Instructions to follow
Transcribe all the entries word for word, omitting any pictures they contain.

Lines of data

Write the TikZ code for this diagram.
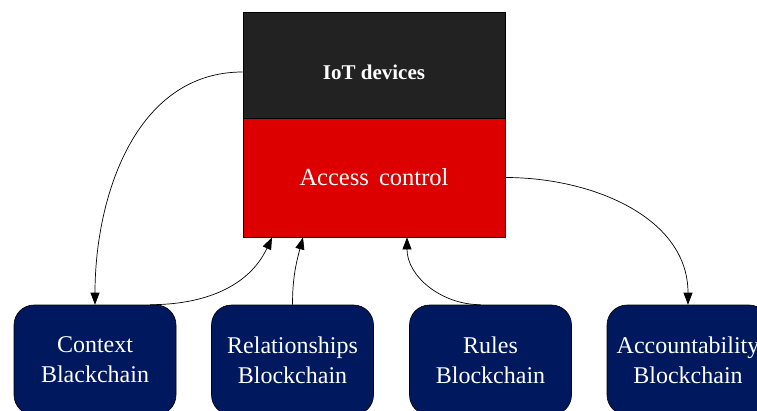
\documentclass[tikz,border=0pt]{standalone}
\usepackage{fontspec}
\setmainfont{Liberation Serif}
\usetikzlibrary{positioning, shapes, arrows.meta}

\definecolor{iotgray}{RGB}{34,34,34}
\definecolor{acred}{RGB}{221,0,0}
\definecolor{chainblue}{RGB}{0,25,94}

\begin{document}
\begin{tikzpicture}[x=1pt, y=1pt, every node/.style={text=white, align=center}]
  % Styles
  \tikzset{
    device/.style={rectangle, draw=black, line width=0.8pt, minimum width=262pt, minimum height=120pt, fill=iotgray, font=\bfseries\fontsize{21}{24}\selectfont},
    control/.style={rectangle, draw=black, line width=0.8pt, minimum width=262pt, minimum height=119pt, fill=acred, font=\fontsize{24.5}{28}\selectfont},
    chain/.style={rectangle, rounded corners=20pt, draw=black, line width=0.6pt, minimum width=162pt, minimum height=110pt, fill=chainblue, font=\fontsize{24}{30}\selectfont},
    flow/.style={-{Triangle[length=12pt, width=9pt]}, line width=0.7pt}
  }
  \useasboundingbox (0,0) rectangle (757,410);

  % Top blocks (access control is drawn over the lower part of the devices box)
  \node[device] (iot) at (374,338) {IoT devices};
  \node[control] (access) at (374,232.5) {Access\, control};

  % Blockchains
  \node[chain] (ctx) at (95,50) {Context\\Blackchain};
  \node[chain] (rel) at (292.5,50) {Relationships\\Blockchain};
  \node[chain] (rules) at (490.5,50) {Rules\\Blockchain};
  \node[chain] (acc) at (688,50) {Accountability\\Blockchain};

  % Flows
  \draw[flow] (iot.west) to[out=180, in=90] (ctx.north);
  \draw[flow] ([xshift=55pt]ctx.north) to[out=0, in=-115] ([xshift=-102pt]access.south);
  \draw[flow] (rel.north) to[out=90, in=-105] ([xshift=-71pt]access.south);
  \draw[flow] ([xshift=-10pt]rules.north) to[out=180, in=-90] ([xshift=33pt]access.south);
  \draw[flow] (access.east) to[out=0, in=90] (acc.north);
\end{tikzpicture}
\end{document}
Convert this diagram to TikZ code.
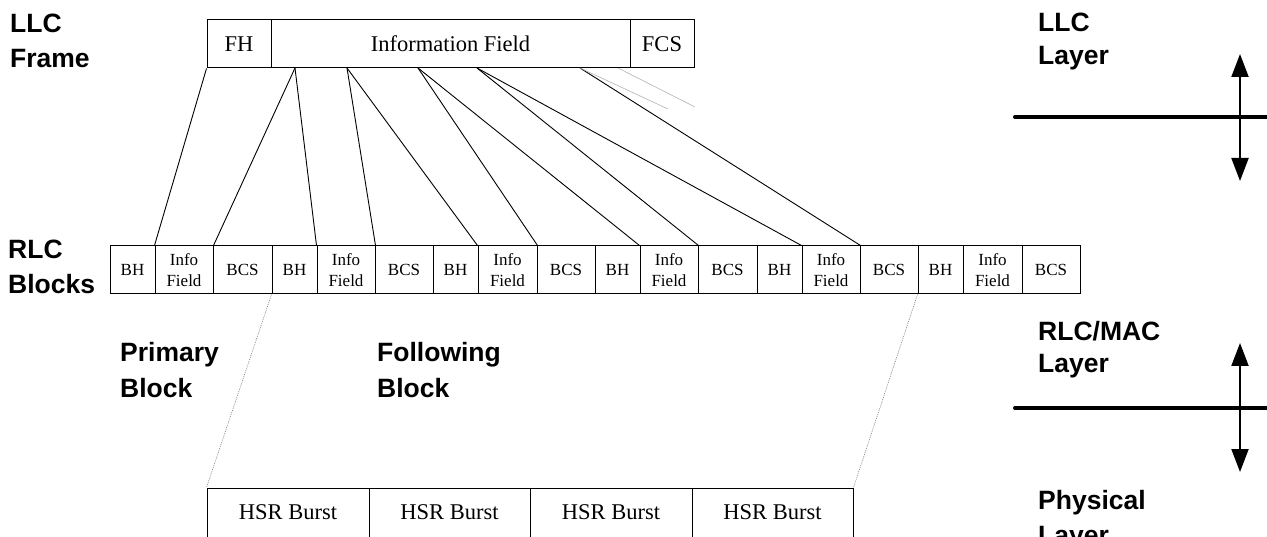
\documentclass[tikz,border=0pt]{standalone}
\usepackage{fontspec}
\setmainfont{Liberation Serif}
\newfontfamily\labfont{Liberation Sans}
\usetikzlibrary{arrows.meta}
\begin{document}
\begin{tikzpicture}[x=1pt,y=-1pt,
  framebox/.style={draw, line width=1pt, inner sep=0pt, minimum height=48pt, font=\fontsize{22.5}{25}\selectfont},
  cell/.style={draw, line width=1pt, inner sep=0pt, minimum height=48pt, align=center, font=\fontsize{17}{21}\selectfont},
  burst/.style={draw, line width=1pt, inner sep=0pt, minimum height=49pt, font=\fontsize{22.5}{25}\selectfont},
  lab/.style={font=\labfont\bfseries\fontsize{26.5}{30}\selectfont, inner sep=0pt, anchor=base west},
  conn/.style={line width=0.9pt},
  ghost/.style={line width=0.6pt, gray!60},
  dots/.style={line width=0.6pt, gray, dash pattern=on 1pt off 1pt},
  layerline/.style={line width=4pt, line cap=round},
  updown/.style={line width=2pt, {Triangle[width=17pt,length=23pt]}-{Triangle[width=17pt,length=23pt]}}
]
\useasboundingbox (0,0) rectangle (1267,537);

% LLC frame
\node[framebox, minimum width=64pt]  (fh)   at (239,44)   {FH};
\node[framebox, minimum width=359pt] (info) at (450.5,44) {Information Field};
\node[framebox, minimum width=64pt]  (fcs)  at (662,44)   {FCS};

% RLC blocks
\node[cell, minimum width=45pt] (b1)  at (132.5,270) {BH};
\node[cell, minimum width=58pt] (b2)  at (184,270)   {Info\\Field};
\node[cell, minimum width=59pt] (b3)  at (242.5,270) {BCS};
\node[cell, minimum width=45pt] (b4)  at (294.5,270) {BH};
\node[cell, minimum width=58pt] (b5)  at (346,270)   {Info\\Field};
\node[cell, minimum width=58pt] (b6)  at (404,270)   {BCS};
\node[cell, minimum width=45pt] (b7)  at (455.5,270) {BH};
\node[cell, minimum width=59pt] (b8)  at (507.5,270) {Info\\Field};
\node[cell, minimum width=58pt] (b9)  at (566,270)   {BCS};
\node[cell, minimum width=45pt] (b10) at (617.5,270) {BH};
\node[cell, minimum width=58pt] (b11) at (669,270)   {Info\\Field};
\node[cell, minimum width=59pt] (b12) at (727.5,270) {BCS};
\node[cell, minimum width=45pt] (b13) at (779.5,270) {BH};
\node[cell, minimum width=58pt] (b14) at (831,270)   {Info\\Field};
\node[cell, minimum width=58pt] (b15) at (889,270)   {BCS};
\node[cell, minimum width=45pt] (b16) at (940.5,270) {BH};
\node[cell, minimum width=59pt] (b17) at (992.5,270) {Info\\Field};
\node[cell, minimum width=58pt] (b18) at (1051,270)  {BCS};

% HSR bursts
\node[burst, minimum width=162pt] (h1) at (288,512.5)   {HSR Burst};
\node[burst, minimum width=161pt] (h2) at (449.5,512.5) {HSR Burst};
\node[burst, minimum width=162pt] (h3) at (611,512.5)   {HSR Burst};
\node[burst, minimum width=161pt] (h4) at (772.5,512.5) {HSR Burst};

% fan-out points on the information field
\coordinate (p1) at (295,68);
\coordinate (p2) at (347,68);
\coordinate (p3) at (418,68);
\coordinate (p4) at (477,68);
\coordinate (p5) at (580,68);
\coordinate (p6) at (618,68);
\coordinate (g1) at (668,109);
\coordinate (g2) at (695,107);

\draw[conn] (fh.south west) -- (b2.north west);
\draw[conn] (p1) -- (b2.north east);
\draw[conn] (p1) -- (b5.north west);
\draw[conn] (p2) -- (b5.north east);
\draw[conn] (p2) -- (b8.north west);
\draw[conn] (p3) -- (b8.north east);
\draw[conn] (p3) -- (b11.north west);
\draw[conn] (p4) -- (b11.north east);
\draw[conn] (p4) -- (b14.north west);
\draw[conn] (p5) -- (b14.north east);
\draw[ghost] (p5) -- (g1);
\draw[ghost] (p6) -- (g2);

\draw[dots] (b4.south west) -- (h1.north west);
\draw[dots] (b16.south west) -- (h4.north east);

% left labels
\node[lab] (l1a) at (10,33)  {LLC};
\node[lab] (l1b) at (10,68)  {Frame};
\node[lab] (l2a) at (8,259)  {RLC};
\node[lab] (l2b) at (8,294)  {Blocks};
\node[lab] (l3a) at (120,362) {Primary};
\node[lab] (l3b) at (120,398) {Block};
\node[lab] (l4a) at (377,362) {Following};
\node[lab] (l4b) at (377,398) {Block};

% right labels
\node[lab] (r1a) at (1038,32)  {LLC};
\node[lab] (r1b) at (1038,65)  {Layer};
\node[lab] (r2a) at (1038,341) {RLC/MAC};
\node[lab] (r2b) at (1038,373) {Layer};
\node[lab] (r3a) at (1038,509) {Physical};
\node[lab] (r3b) at (1038,544) {Layer};

% layer boundaries
\coordinate (s1a) at (1015,117);
\coordinate (s1b) at (1280,117);
\coordinate (t1a) at (1240,54);
\coordinate (t1b) at (1240,181);
\draw[layerline] (s1a) -- (s1b);
\draw[updown] (t1a) -- (t1b);

\coordinate (s2a) at (1015,408);
\coordinate (s2b) at (1280,408);
\coordinate (t2a) at (1240,343);
\coordinate (t2b) at (1240,472);
\draw[layerline] (s2a) -- (s2b);
\draw[updown] (t2a) -- (t2b);
\end{tikzpicture}
\end{document}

Answer to the task
Write the TikZ code for this diagram.
\documentclass[tikz,border=0pt]{standalone}
\usepackage{fontspec}
\setmainfont{Liberation Serif}
\usetikzlibrary{positioning, shapes, arrows.meta}

\definecolor{iotgray}{RGB}{34,34,34}
\definecolor{acred}{RGB}{221,0,0}
\definecolor{chainblue}{RGB}{0,25,94}

\begin{document}
\begin{tikzpicture}[x=1pt, y=1pt, every node/.style={text=white, align=center}]
  % Styles
  \tikzset{
    device/.style={rectangle, draw=black, line width=0.8pt, minimum width=262pt, minimum height=120pt, fill=iotgray, font=\bfseries\fontsize{21}{24}\selectfont},
    control/.style={rectangle, draw=black, line width=0.8pt, minimum width=262pt, minimum height=119pt, fill=acred, font=\fontsize{24.5}{28}\selectfont},
    chain/.style={rectangle, rounded corners=20pt, draw=black, line width=0.6pt, minimum width=162pt, minimum height=110pt, fill=chainblue, font=\fontsize{24}{30}\selectfont},
    flow/.style={-{Triangle[length=12pt, width=9pt]}, line width=0.7pt}
  }
  \useasboundingbox (0,0) rectangle (757,410);

  % Top blocks (access control is drawn over the lower part of the devices box)
  \node[device] (iot) at (374,338) {IoT devices};
  \node[control] (access) at (374,232.5) {Access\, control};

  % Blockchains
  \node[chain] (ctx) at (95,50) {Context\\Blackchain};
  \node[chain] (rel) at (292.5,50) {Relationships\\Blockchain};
  \node[chain] (rules) at (490.5,50) {Rules\\Blockchain};
  \node[chain] (acc) at (688,50) {Accountability\\Blockchain};

  % Flows
  \draw[flow] (iot.west) to[out=180, in=90] (ctx.north);
  \draw[flow] ([xshift=55pt]ctx.north) to[out=0, in=-115] ([xshift=-102pt]access.south);
  \draw[flow] (rel.north) to[out=90, in=-105] ([xshift=-71pt]access.south);
  \draw[flow] ([xshift=-10pt]rules.north) to[out=180, in=-90] ([xshift=33pt]access.south);
  \draw[flow] (access.east) to[out=0, in=90] (acc.north);
\end{tikzpicture}
\end{document}
Convert this diagram to TikZ code.
\documentclass[tikz,border=0pt]{standalone}
\usepackage{fontspec}
\setmainfont{Liberation Serif}
\newfontfamily\labfont{Liberation Sans}
\usetikzlibrary{arrows.meta}
\begin{document}
\begin{tikzpicture}[x=1pt,y=-1pt,
  framebox/.style={draw, line width=1pt, inner sep=0pt, minimum height=48pt, font=\fontsize{22.5}{25}\selectfont},
  cell/.style={draw, line width=1pt, inner sep=0pt, minimum height=48pt, align=center, font=\fontsize{17}{21}\selectfont},
  burst/.style={draw, line width=1pt, inner sep=0pt, minimum height=49pt, font=\fontsize{22.5}{25}\selectfont},
  lab/.style={font=\labfont\bfseries\fontsize{26.5}{30}\selectfont, inner sep=0pt, anchor=base west},
  conn/.style={line width=0.9pt},
  ghost/.style={line width=0.6pt, gray!60},
  dots/.style={line width=0.6pt, gray, dash pattern=on 1pt off 1pt},
  layerline/.style={line width=4pt, line cap=round},
  updown/.style={line width=2pt, {Triangle[width=17pt,length=23pt]}-{Triangle[width=17pt,length=23pt]}}
]
\useasboundingbox (0,0) rectangle (1267,537);

% LLC frame
\node[framebox, minimum width=64pt]  (fh)   at (239,44)   {FH};
\node[framebox, minimum width=359pt] (info) at (450.5,44) {Information Field};
\node[framebox, minimum width=64pt]  (fcs)  at (662,44)   {FCS};

% RLC blocks
\node[cell, minimum width=45pt] (b1)  at (132.5,270) {BH};
\node[cell, minimum width=58pt] (b2)  at (184,270)   {Info\\Field};
\node[cell, minimum width=59pt] (b3)  at (242.5,270) {BCS};
\node[cell, minimum width=45pt] (b4)  at (294.5,270) {BH};
\node[cell, minimum width=58pt] (b5)  at (346,270)   {Info\\Field};
\node[cell, minimum width=58pt] (b6)  at (404,270)   {BCS};
\node[cell, minimum width=45pt] (b7)  at (455.5,270) {BH};
\node[cell, minimum width=59pt] (b8)  at (507.5,270) {Info\\Field};
\node[cell, minimum width=58pt] (b9)  at (566,270)   {BCS};
\node[cell, minimum width=45pt] (b10) at (617.5,270) {BH};
\node[cell, minimum width=58pt] (b11) at (669,270)   {Info\\Field};
\node[cell, minimum width=59pt] (b12) at (727.5,270) {BCS};
\node[cell, minimum width=45pt] (b13) at (779.5,270) {BH};
\node[cell, minimum width=58pt] (b14) at (831,270)   {Info\\Field};
\node[cell, minimum width=58pt] (b15) at (889,270)   {BCS};
\node[cell, minimum width=45pt] (b16) at (940.5,270) {BH};
\node[cell, minimum width=59pt] (b17) at (992.5,270) {Info\\Field};
\node[cell, minimum width=58pt] (b18) at (1051,270)  {BCS};

% HSR bursts
\node[burst, minimum width=162pt] (h1) at (288,512.5)   {HSR Burst};
\node[burst, minimum width=161pt] (h2) at (449.5,512.5) {HSR Burst};
\node[burst, minimum width=162pt] (h3) at (611,512.5)   {HSR Burst};
\node[burst, minimum width=161pt] (h4) at (772.5,512.5) {HSR Burst};

% fan-out points on the information field
\coordinate (p1) at (295,68);
\coordinate (p2) at (347,68);
\coordinate (p3) at (418,68);
\coordinate (p4) at (477,68);
\coordinate (p5) at (580,68);
\coordinate (p6) at (618,68);
\coordinate (g1) at (668,109);
\coordinate (g2) at (695,107);

\draw[conn] (fh.south west) -- (b2.north west);
\draw[conn] (p1) -- (b2.north east);
\draw[conn] (p1) -- (b5.north west);
\draw[conn] (p2) -- (b5.north east);
\draw[conn] (p2) -- (b8.north west);
\draw[conn] (p3) -- (b8.north east);
\draw[conn] (p3) -- (b11.north west);
\draw[conn] (p4) -- (b11.north east);
\draw[conn] (p4) -- (b14.north west);
\draw[conn] (p5) -- (b14.north east);
\draw[ghost] (p5) -- (g1);
\draw[ghost] (p6) -- (g2);

\draw[dots] (b4.south west) -- (h1.north west);
\draw[dots] (b16.south west) -- (h4.north east);

% left labels
\node[lab] (l1a) at (10,33)  {LLC};
\node[lab] (l1b) at (10,68)  {Frame};
\node[lab] (l2a) at (8,259)  {RLC};
\node[lab] (l2b) at (8,294)  {Blocks};
\node[lab] (l3a) at (120,362) {Primary};
\node[lab] (l3b) at (120,398) {Block};
\node[lab] (l4a) at (377,362) {Following};
\node[lab] (l4b) at (377,398) {Block};

% right labels
\node[lab] (r1a) at (1038,32)  {LLC};
\node[lab] (r1b) at (1038,65)  {Layer};
\node[lab] (r2a) at (1038,341) {RLC/MAC};
\node[lab] (r2b) at (1038,373) {Layer};
\node[lab] (r3a) at (1038,509) {Physical};
\node[lab] (r3b) at (1038,544) {Layer};

% layer boundaries
\coordinate (s1a) at (1015,117);
\coordinate (s1b) at (1280,117);
\coordinate (t1a) at (1240,54);
\coordinate (t1b) at (1240,181);
\draw[layerline] (s1a) -- (s1b);
\draw[updown] (t1a) -- (t1b);

\coordinate (s2a) at (1015,408);
\coordinate (s2b) at (1280,408);
\coordinate (t2a) at (1240,343);
\coordinate (t2b) at (1240,472);
\draw[layerline] (s2a) -- (s2b);
\draw[updown] (t2a) -- (t2b);
\end{tikzpicture}
\end{document}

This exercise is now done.